Sunday, January 24, 2010
My Points of Contention
Picture jacked from Here
I have to admit as much as I am a forward thinking career woman with a tongue like a whip, I still have some very old fashioned ideals when it comes to social etiquette. I don't believe you should answer your cellphone at a meal, guys should pay for the first date (unless asked on it), you should show up five to ten minutes early to an appointment, and thank you notes will never go out of style.
That being said lately there are a few things that have been annoying me endlessly, and it's been a point of debate among friends if it's socially fine and I'm just uptight, or if there are boundaries that some people just do not have respect for anymore. Either way it's an excuse to rant.
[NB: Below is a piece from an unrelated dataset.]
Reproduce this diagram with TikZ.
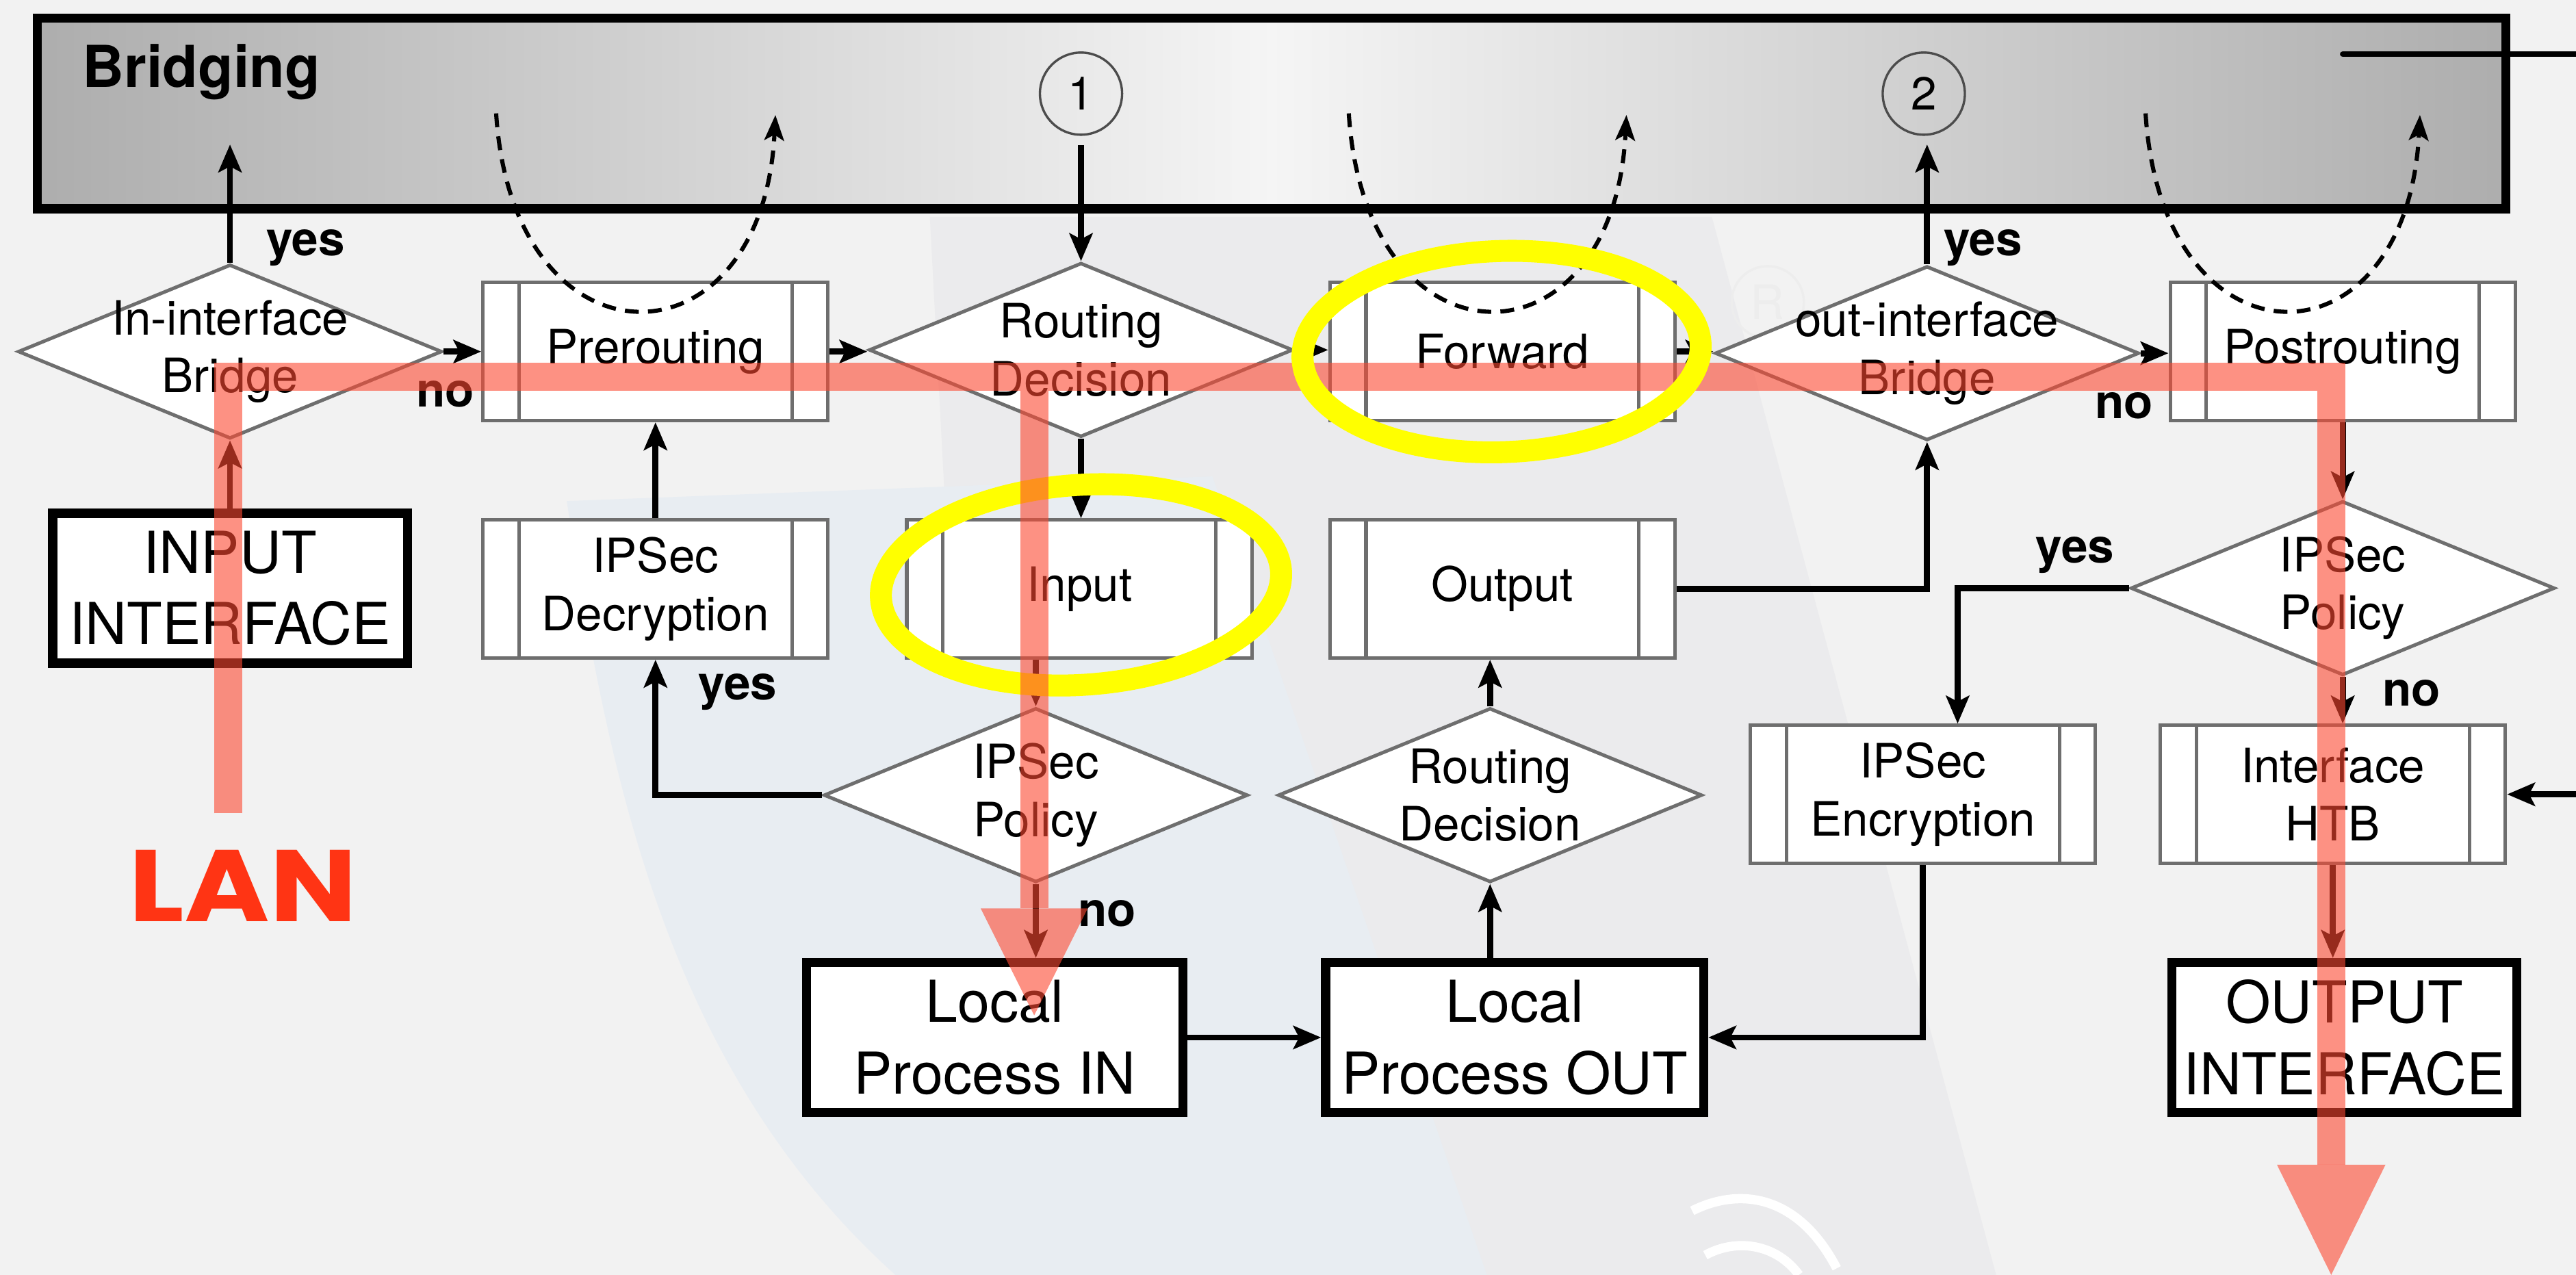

Scenario 1: I'm out at a birthday dinner a month ago, at a nice restaurant where the dinner does not come free and that's fine. I give the guest of honour a nice and heartfelt gift along with a card which is appreciated and everything goes fine. Until the bill arrives and it was decided by the other guest that we would split it. I didn't want to be the ass that objects, but it was an extra 15 dollars to my bill I was not planning for when scrounging for Christmas presents. I would have gladly donated towards the dinner, but it was the expectation. I did not expect anyone to pay for my meal on mine, but that's just me. Maybe it's stingy, but it was a bit of a slap in the face after the expensive gift bought.
Scenario 2: I text someone. A day goes by, still no text back. They have updated their facebook or twitter, but no text. I understand some people are busy and not everyone has a witty reply or something to say. And that not everyone has their celly strapped to their side when eating/sleeping/bathing. But when you know someone is within constant range of their phone and they do not reply, it makes me stabby to a point of no return. Offensive, or just not expected?
Scenario 3: This one has been happening more frequently. You decide to have a social eve, so you invite a few friends out for drinks or dinner or whatever. They take that as an open invite to invite their friends. I'm all for meeting new people, and if you want to bring someone along, go for it. That's always a good time especially at social events. But recently there was a get together at a local watering hole and a couple guests took it upon themselves to invite no less than four friends of theirs. This lead to having no room at the table so that people that were originally asked to meet up had to leave. Is it wrong to think it's rude when someone takes it upon themselves to invite their friends to an event, even if it is in a public place and it was an open invite via facebook? I don't want people to feel out of place, but also feel there's a certain point when it becomes rude and also the person should mention it first.
Scenario 4: You are making small talk with someone at the coffee line up, elevator, etc. I'm the queen of small talk and have this uncanny ability to manage to talk fashion with strangers (which is odd being that I'm not fashionable). But lately I've found simply asking someone about their day/the weather has lead to the person leading into their sob story for no less than 3 minutes. Their kids are sick at home, their husband left them, the rent just got boosted which sucks cause hours got cut back at work. And not to sound like a complete heartless bitch, but really more often that not, I don't care. I just want to get my coffee from the line up without the awkward chat about court custody cases. I understand sometimes its loneliness, but seriously people need to think before they open their mouths. Discretion can be golden when I'm peeing in the stall next to you, and yes I've had it happen even there. Maybe it's heartless but I'm not a shrink.
These are just a few of the social boundaries I have noticed lately and have been up in the air about. Do you have an opinion about any of the above? What are your social grievances?